**** Source material ****
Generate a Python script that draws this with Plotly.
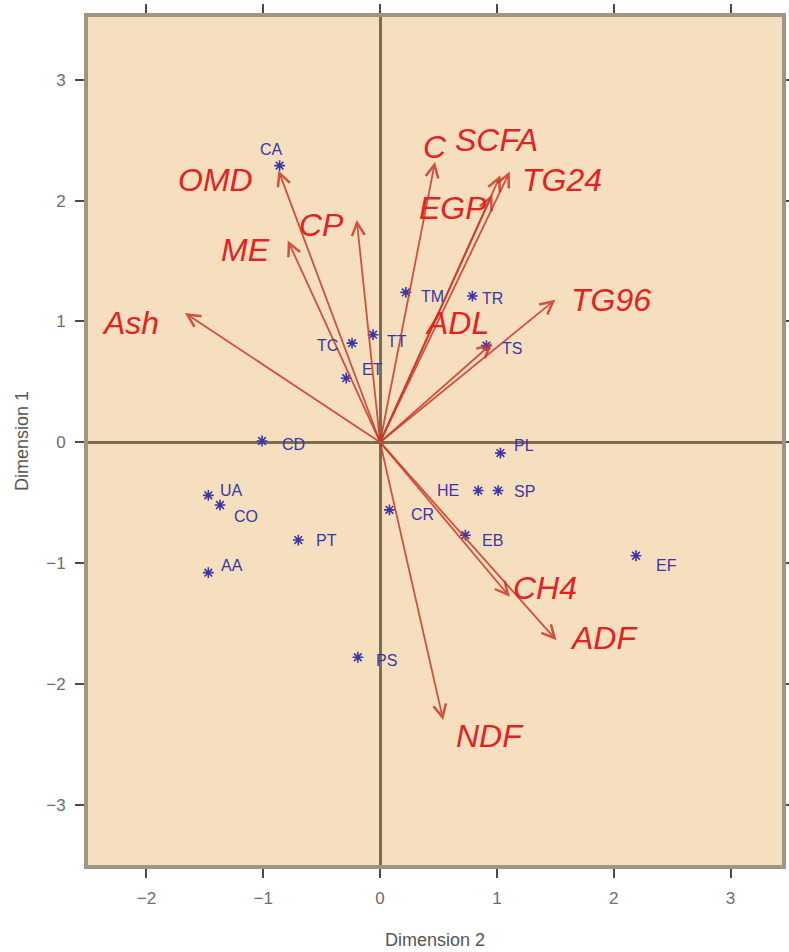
import plotly.graph_objects as go

# ---- data: sample scores (Dimension 2 = x, Dimension 1 = y) ----
samples = ["CA", "TM", "TR", "TS", "TC", "TT", "ET", "CD", "PL", "HE", "SP",
           "UA", "CO", "PT", "AA", "CR", "EB", "EF", "PS"]
sx = [-0.86, 0.22, 0.79, 0.91, -0.24, -0.06, -0.29, -1.01, 1.03, 0.84, 1.01,
      -1.47, -1.37, -0.70, -1.47, 0.08, 0.73, 2.19, -0.19]
sy = [2.29, 1.24, 1.21, 0.80, 0.82, 0.89, 0.53, 0.01, -0.09, -0.40, -0.40,
      -0.44, -0.52, -0.81, -1.08, -0.56, -0.77, -0.94, -1.78]

# ---- data: variable loadings (arrow tips) ----
variables = ["OMD", "CP", "ME", "Ash", "C", "EGP", "SCFA", "TG24", "TG96",
             "ADL", "CH4", "ADF", "NDF"]
vx = [-0.87, -0.20, -0.79, -1.67, 0.47, 0.96, 1.03, 1.11, 1.50, 0.96, 1.11, 1.51, 0.54]
vy = [2.25, 1.84, 1.67, 1.07, 2.32, 2.05, 2.21, 2.24, 1.18, 0.82, -1.28, -1.64, -2.30]
# where each variable name is written
lx = [-1.41, -0.50, -1.15, -2.14, 0.47, 0.62, 1.00, 1.56, 1.98, 0.66, 1.41, 1.92, 0.94]
ly = [2.17, 1.80, 1.59, 0.99, 2.44, 1.94, 2.50, 2.17, 1.18, 0.99, -1.21, -1.62, -2.43]

xticks = [-2, -1, 0, 1, 2, 3]
yticks = [-3, -2, -1, 0, 1, 2, 3]

# label placement for sample names: (xanchor, xshift, yshift)
label_place = {
    "CA": ("center", -8, 16), "TM": ("left", 13, -4), "TR": ("left", 8, -2),
    "TS": ("left", 14, -3), "TC": ("right", -12, -2), "TT": ("left", 12, -7),
    "ET": ("left", 14, 9), "CD": ("left", 18, -3), "PL": ("left", 12, 8),
    "HE": ("right", -17, 0), "SP": ("left", 14, -1), "UA": ("left", 10, 5),
    "CO": ("left", 12, -11), "PT": ("left", 16, 0), "AA": ("left", 11, 7),
    "CR": ("left", 20, -5), "EB": ("left", 15, -5), "EF": ("left", 18, -10),
    "PS": ("left", 16, -3),
}

FONT = "Liberation Sans, Arial, sans-serif"
BLUE = "#3b36a6"
RED = "#e2231f"
ARROW = "rgba(205,55,40,0.85)"

fig = go.Figure()

fig.add_trace(go.Scatter(
    x=sx, y=sy, mode="markers",
    marker=dict(symbol="asterisk-open", size=9, color=BLUE,
                line=dict(color=BLUE, width=1.6)),
    hoverinfo="text", text=samples, showlegend=False,
))

annotations = []
for name, x, y in zip(variables, vx, vy):
    annotations.append(dict(
        x=x, y=y, ax=0, ay=0, xref="x", yref="y", axref="x", ayref="y",
        text="", showarrow=True, arrowhead=5, arrowsize=1.4, arrowwidth=1.8,
        arrowcolor=ARROW, standoff=0,
    ))
for name, x, y in zip(variables, lx, ly):
    annotations.append(dict(
        x=x, y=y, xref="x", yref="y", text="<i>" + name + "</i>", showarrow=False,
        font=dict(family=FONT, size=32, color=RED),
        xanchor="center", yanchor="middle",
    ))

for name, x, y in zip(samples, sx, sy):
    anc, xs, ys = label_place[name]
    annotations.append(dict(
        x=x, y=y, xref="x", yref="y", text=name, showarrow=False,
        font=dict(family=FONT, size=16, color=BLUE),
        xanchor=anc, yanchor="middle", xshift=xs, yshift=ys,
    ))

def fmt(v):
    return ("\u2212" + str(-v)) if v < 0 else str(v)

axis_common = dict(
    showgrid=False, zeroline=True, zerolinecolor="#7d6c52", zerolinewidth=3,
    showline=True, linecolor="#a09484", linewidth=4, mirror="ticks",
    ticks="outside", ticklen=9, tickwidth=2, tickcolor="#4a4a4a",
    tickfont=dict(family=FONT, size=17, color="#6e6e6e"),
    automargin=False,
)

fig.update_layout(
    width=789, height=952,
    margin=dict(l=88, r=7, t=17, b=87),
    paper_bgcolor="white", plot_bgcolor="#f6dfbf",
    annotations=annotations,
    xaxis=dict(range=[-2.5, 3.44], tickvals=xticks, ticktext=[fmt(v) for v in xticks],
               title=dict(text="Dimension 2", standoff=27,
                          font=dict(family=FONT, size=18, color="#555")),
               ticklabelstandoff=6, **axis_common),
    yaxis=dict(range=[-3.5, 3.52], tickvals=yticks, ticktext=[fmt(v) for v in yticks],
               title=dict(text="Dimension 1", standoff=14,
                          font=dict(family=FONT, size=18, color="#555")),
               ticklabelstandoff=6, **axis_common),
)

fig.write_html("out.html")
****
Brief:
Without any pictures, reproduce the lines from the first one in the material through the line that has "yticks = [-3, -2, -1, 0, 1, 2, 3]", exactly as they appear.

Solution to the problem:
Generate a Python script that draws this with Plotly.
import plotly.graph_objects as go

# ---- data: sample scores (Dimension 2 = x, Dimension 1 = y) ----
samples = ["CA", "TM", "TR", "TS", "TC", "TT", "ET", "CD", "PL", "HE", "SP",
           "UA", "CO", "PT", "AA", "CR", "EB", "EF", "PS"]
sx = [-0.86, 0.22, 0.79, 0.91, -0.24, -0.06, -0.29, -1.01, 1.03, 0.84, 1.01,
      -1.47, -1.37, -0.70, -1.47, 0.08, 0.73, 2.19, -0.19]
sy = [2.29, 1.24, 1.21, 0.80, 0.82, 0.89, 0.53, 0.01, -0.09, -0.40, -0.40,
      -0.44, -0.52, -0.81, -1.08, -0.56, -0.77, -0.94, -1.78]

# ---- data: variable loadings (arrow tips) ----
variables = ["OMD", "CP", "ME", "Ash", "C", "EGP", "SCFA", "TG24", "TG96",
             "ADL", "CH4", "ADF", "NDF"]
vx = [-0.87, -0.20, -0.79, -1.67, 0.47, 0.96, 1.03, 1.11, 1.50, 0.96, 1.11, 1.51, 0.54]
vy = [2.25, 1.84, 1.67, 1.07, 2.32, 2.05, 2.21, 2.24, 1.18, 0.82, -1.28, -1.64, -2.30]
# where each variable name is written
lx = [-1.41, -0.50, -1.15, -2.14, 0.47, 0.62, 1.00, 1.56, 1.98, 0.66, 1.41, 1.92, 0.94]
ly = [2.17, 1.80, 1.59, 0.99, 2.44, 1.94, 2.50, 2.17, 1.18, 0.99, -1.21, -1.62, -2.43]

xticks = [-2, -1, 0, 1, 2, 3]
yticks = [-3, -2, -1, 0, 1, 2, 3]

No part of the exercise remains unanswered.